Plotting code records
****

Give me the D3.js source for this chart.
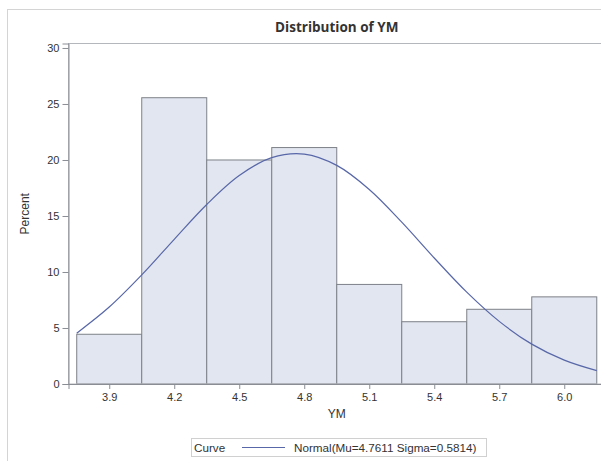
<!DOCTYPE html>
<html>
<head>
<meta charset="utf-8">
<script src="https://cdn.jsdelivr.net/npm/d3@7"></script>
<style>
  body { margin: 0; background: #fff; overflow: hidden; }
  text { font-family: "Liberation Sans", Arial, sans-serif; fill: #333; }
</style>
</head>
<body>
<svg id="chart" width="601" height="461"></svg>
<script>
// bin midpoints and percent per bin
var binMids = [3.9, 4.2, 4.5, 4.8, 5.1, 5.4, 5.7, 6.0];
var binPercent = [4.44, 25.56, 20.0, 21.11, 8.89, 5.56, 6.67, 7.78];
var binWidth = 0.3;

// fitted normal curve, every 0.15
var curveX = [3.75, 3.9, 4.05, 4.2, 4.35, 4.5, 4.65, 4.8, 4.95, 5.1, 5.25, 5.4, 5.55, 5.7, 5.85, 6.0, 6.15];
var curveY = [4.54, 6.87, 9.74, 12.92, 16.03, 18.61, 20.21, 20.53, 19.52, 17.37, 14.45, 11.25, 8.2, 5.59, 3.56, 2.13, 1.19];

var xTicks = [3.9, 4.2, 4.5, 4.8, 5.1, 5.4, 5.7, 6.0];
var yTicks = [0, 5, 10, 15, 20, 25, 30];

// plot box (named so nothing clashes with window.top)
var pLeft = 68.5, pRight = 605, pTop = 43.5, pBottom = 384;

var svg = d3.select("#chart");

// outer border
svg.append("rect")
    .attr("x", 7.5).attr("y", 9.5)
    .attr("width", 620).attr("height", 470)
    .attr("fill", "none").attr("stroke", "#d4d4d4");

var x = d3.scaleLinear().domain([3.712, 6.188]).range([pLeft, pRight]);
var y = d3.scaleLinear().domain([0, 30.4]).range([pBottom, pTop]);

// bars
svg.append("g").selectAll("rect")
    .data(binMids)
    .enter().append("rect")
    .attr("x", function (d) { return x(d - binWidth / 2); })
    .attr("width", function (d) { return x(d + binWidth / 2) - x(d - binWidth / 2); })
    .attr("y", function (d, i) { return y(binPercent[i]); })
    .attr("height", function (d, i) { return y(0) - y(binPercent[i]); })
    .attr("fill", "#e2e6f0")
    .attr("stroke", "#7d8188")
    .attr("stroke-width", 1);

// normal curve
var line = d3.line()
    .x(function (d, i) { return x(curveX[i]); })
    .y(function (d) { return y(d); })
    .curve(d3.curveCatmullRom);

svg.append("path")
    .datum(curveY)
    .attr("d", line)
    .attr("fill", "none")
    .attr("stroke", "#5867a8")
    .attr("stroke-width", 1.2);

// frame
svg.append("rect")
    .attr("x", pLeft).attr("y", pTop)
    .attr("width", pRight - pLeft).attr("height", pBottom - pTop)
    .attr("fill", "none").attr("stroke", "#b4b8bd");

// axes
var yAxis = svg.append("g")
    .attr("transform", "translate(" + pLeft + ",0)")
    .call(d3.axisLeft(y).tickValues(yTicks).tickSize(6).tickPadding(3).tickFormat(d3.format("d")));
var xAxis = svg.append("g")
    .attr("transform", "translate(0," + pBottom + ")")
    .call(d3.axisBottom(x).tickValues(xTicks).tickSize(5).tickPadding(4).tickFormat(d3.format(".1f")));

[xAxis, yAxis].forEach(function (a) {
    a.select(".domain").attr("stroke", "#8a8e94");
    a.selectAll(".tick line").attr("stroke", "#8a8e94");
    a.selectAll(".tick text")
        .style("font-family", "Liberation Sans, Arial, sans-serif")
        .style("font-size", "11px")
        .attr("fill", "#333");
});

// title
svg.append("text")
    .attr("x", (pLeft + pRight) / 2).attr("y", 32)
    .attr("text-anchor", "middle")
    .style("font-family", "'Open Sans', 'Noto Sans', sans-serif")
    .style("font-weight", "bold")
    .style("font-size", "13.5px")
    .attr("fill", "#000")
    .text("Distribution of YM");

// axis labels
svg.append("text")
    .attr("x", (pLeft + pRight) / 2).attr("y", 418)
    .attr("text-anchor", "middle")
    .style("font-size", "12px")
    .text("YM");

svg.append("text")
    .attr("transform", "translate(29," + (pTop + pBottom) / 2 + ")rotate(-90)")
    .attr("text-anchor", "middle")
    .style("font-size", "12px")
    .text("Percent");

// legend
var lg = svg.append("g");
lg.append("rect")
    .attr("x", 191.5).attr("y", 438.5)
    .attr("width", 295).attr("height", 18)
    .attr("fill", "#fff").attr("stroke", "#d0d0d0");
lg.append("text")
    .attr("x", 194).attr("y", 452)
    .style("font-size", "11.7px")
    .text("Curve");
lg.append("line")
    .attr("x1", 242).attr("x2", 285)
    .attr("y1", 447.5).attr("y2", 447.5)
    .attr("stroke", "#5867a8").attr("stroke-width", 1.2);
lg.append("text")
    .attr("x", 294).attr("y", 452)
    .style("font-size", "11.7px")
    .text("Normal(Mu=4.7611 Sigma=0.5814)");
</script>
</body>
</html>
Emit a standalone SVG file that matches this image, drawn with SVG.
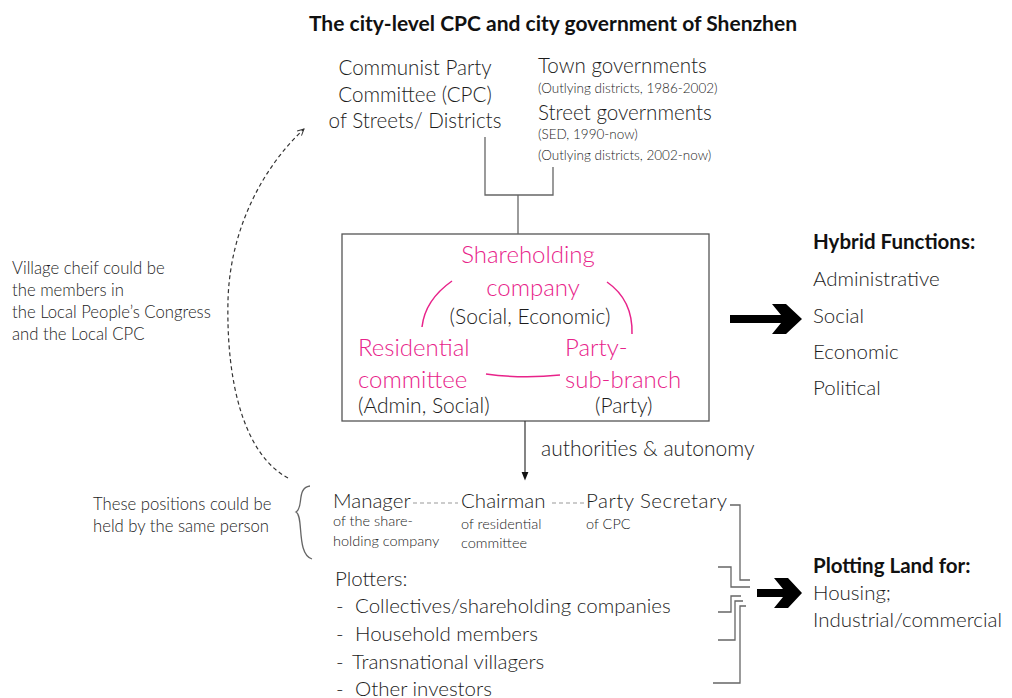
<svg xmlns="http://www.w3.org/2000/svg" width="1012" height="698" viewBox="0 0 1012 698">
<defs>
<style>
text{font-family:Lato,"Open Sans","DejaVu Sans",sans-serif;fill:#1c1c1c;font-weight:300}
.pk{fill:#e8238a}
.b{font-weight:bold;fill:#111}
.t{font-size:21px}
.f20{font-size:20.6px}
.f19{font-size:20.5px}
.f18{font-size:21px}
.f15{font-size:16.7px}
.f13{font-size:13.5px}
.f14{font-size:14.5px}
.pl{font-size:24px}
.ln{fill:none;stroke:#666;stroke-width:1.3}
.pkl{fill:none;stroke:#e8238a;stroke-width:1.5}
.dash{fill:none;stroke:#999;stroke-width:1;stroke-dasharray:4 3}
</style>
<marker id="open" viewBox="0 0 10 10" refX="9" refY="5" markerWidth="8" markerHeight="8" orient="auto" markerUnits="userSpaceOnUse">
<path d="M1,1 L9,5 L1,9" fill="none" stroke="#333" stroke-width="1.2"/>
</marker>
<marker id="tri" viewBox="0 0 10 10" refX="5" refY="5" markerWidth="9" markerHeight="9" orient="auto" markerUnits="userSpaceOnUse">
<path d="M0,1 L10,5 L0,9 Z" fill="#111"/>
</marker>
</defs>
<rect width="1012" height="698" fill="#fff"/>

<g id="title"><text x="553" y="31" text-anchor="middle" class="b t">The city-level CPC and city government of Shenzhen</text></g>

<g id="cpc">
<text x="415" y="75" text-anchor="middle" class="f20">Communist Party</text>
<text x="415" y="102" text-anchor="middle" class="f20">Committee (CPC)</text>
<text x="415" y="128" text-anchor="middle" class="f20">of Streets/ Districts</text>
</g>

<g id="gov">
<text x="538" y="73" class="f20">Town governments</text>
<text x="538" y="93" class="f13">(Outlying districts, 1986-2002)</text>
<text x="538" y="120" class="f20">Street governments</text>
<text x="538" y="139" class="f13">(SED, 1990-now)</text>
<text x="538" y="160" class="f13">(Outlying districts, 2002-now)</text>
</g>

<g id="village-note">
<text x="12" y="274" class="f15">Village cheif could be</text>
<text x="12" y="296" class="f15">the members in</text>
<text x="12" y="318" class="f15">the Local People’s Congress</text>
<text x="12" y="340" class="f15">and the Local CPC</text>
</g>

<g id="positions-note">
<text x="93" y="510" class="f15">These positions could be</text>
<text x="93" y="532" class="f15">held by the same person</text>
</g>

<g id="village-box">
<rect x="342" y="234" width="367" height="187" fill="none" stroke="#555" stroke-width="1.3"/>
<text x="528" y="263" text-anchor="middle" class="pk pl">Shareholding</text>
<text x="533" y="296" text-anchor="middle" class="pk pl">company</text>
<text x="530" y="324" text-anchor="middle" class="f18">(Social, Economic)</text>
<text x="358" y="356" class="pk pl">Residential</text>
<text x="358" y="388" class="pk pl">committee</text>
<text x="358" y="413" class="f18">(Admin, Social)</text>
<text x="565" y="356" class="pk pl">Party-</text>
<text x="565" y="388" class="pk pl">sub-branch</text>
<text x="595" y="413" class="f18">(Party)</text>
<path class="pkl" d="M452,281 Q425,300 422,327"/>
<path class="pkl" d="M607,282 Q633,300 632,334"/>
<path class="pkl" d="M486,374 Q523,379 560,375"/>
</g>

<g id="hybrid">
<text x="813" y="249" class="b f19">Hybrid Functions:</text>
<text x="813" y="286" class="f19">Administrative</text>
<text x="813" y="323" class="f19">Social</text>
<text x="813" y="359" class="f19">Economic</text>
<text x="813" y="395" class="f19">Political</text>
</g>

<g id="authorities"><text x="541" y="456" class="f18">authorities &amp; autonomy</text></g>

<g id="positions">
<text x="333" y="508" class="f19">Manager</text>
<text x="333" y="526" class="f14">of the share-</text>
<text x="333" y="546" class="f14">holding company</text>
<text x="461" y="508" class="f19">Chairman</text>
<text x="461" y="529" class="f14">of residential</text>
<text x="461" y="548" class="f14">committee</text>
<text x="586" y="508" class="f19" textLength="141">Party Secretary</text>
<text x="586" y="529" class="f14">of CPC</text>
</g>

<g id="plotters">
<text x="335" y="586" class="f19">Plotters:</text>
<text x="336" y="613" class="f19">-<tspan x="355">Collectives/shareholding companies</tspan></text>
<text x="336" y="641" class="f19">-<tspan x="355">Household members</tspan></text>
<text x="336" y="669" class="f19">-<tspan x="352">Transnational villagers</tspan></text>
<text x="336" y="696" class="f19">-<tspan x="355">Other investors</tspan></text>
</g>

<g id="plotting-land">
<text x="813" y="573" class="b f19">Plotting Land for:</text>
<text x="813" y="600" class="f19">Housing;</text>
<text x="813" y="627" class="f19">Industrial/commercial</text>
</g>

<g id="connectors">
<path class="ln" d="M485,137 V195 H553 V167"/>
<path class="ln" d="M518,195 V234"/>
<path d="M525,421 V476" fill="none" stroke="#333" stroke-width="1.2" marker-end="url(#tri)"/>
<polygon points="730,315 781,315 772,304 786,304 802,319 786,334 772,334 781,323 730,323" fill="#000"/>
<polygon points="757,589 783,589 774,578 788,578 802,593 788,608 774,608 783,597 757,597" fill="#000"/>
<path d="M288,478 C245,455 226,385 228,300 C230,230 262,168 304,129" fill="none" stroke="#333" stroke-width="1.2" stroke-dasharray="4 3" marker-end="url(#open)"/>
<path class="ln" d="M310,486 C296,488 304,508 296,512 C304,516 296,554 312,559"/>
<path class="dash" d="M413,503 H458"/>
<path class="dash" d="M552,503 H584"/>
<path class="ln" d="M730,505 H740 V580 H750"/>
<path class="ln" d="M718,567 H731 V587 H750"/>
<path class="ln" d="M718,612 H731 V596 H741"/>
<path class="ln" d="M718,640 H735 V601 H743"/>
<path class="ln" d="M713,683 H740 V606 H746"/>
</g>
</svg>
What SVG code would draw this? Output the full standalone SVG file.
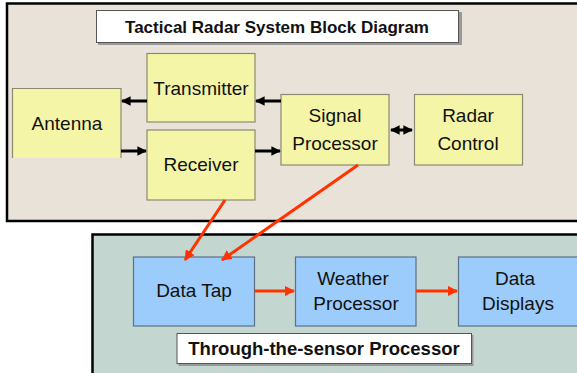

****

• Problem details
Copy all lines from the listing that contain "with".

• The response
// plot box (named so nothing clashes with window.top)
Emit a standalone SVG file that matches this image, drawn with SVG.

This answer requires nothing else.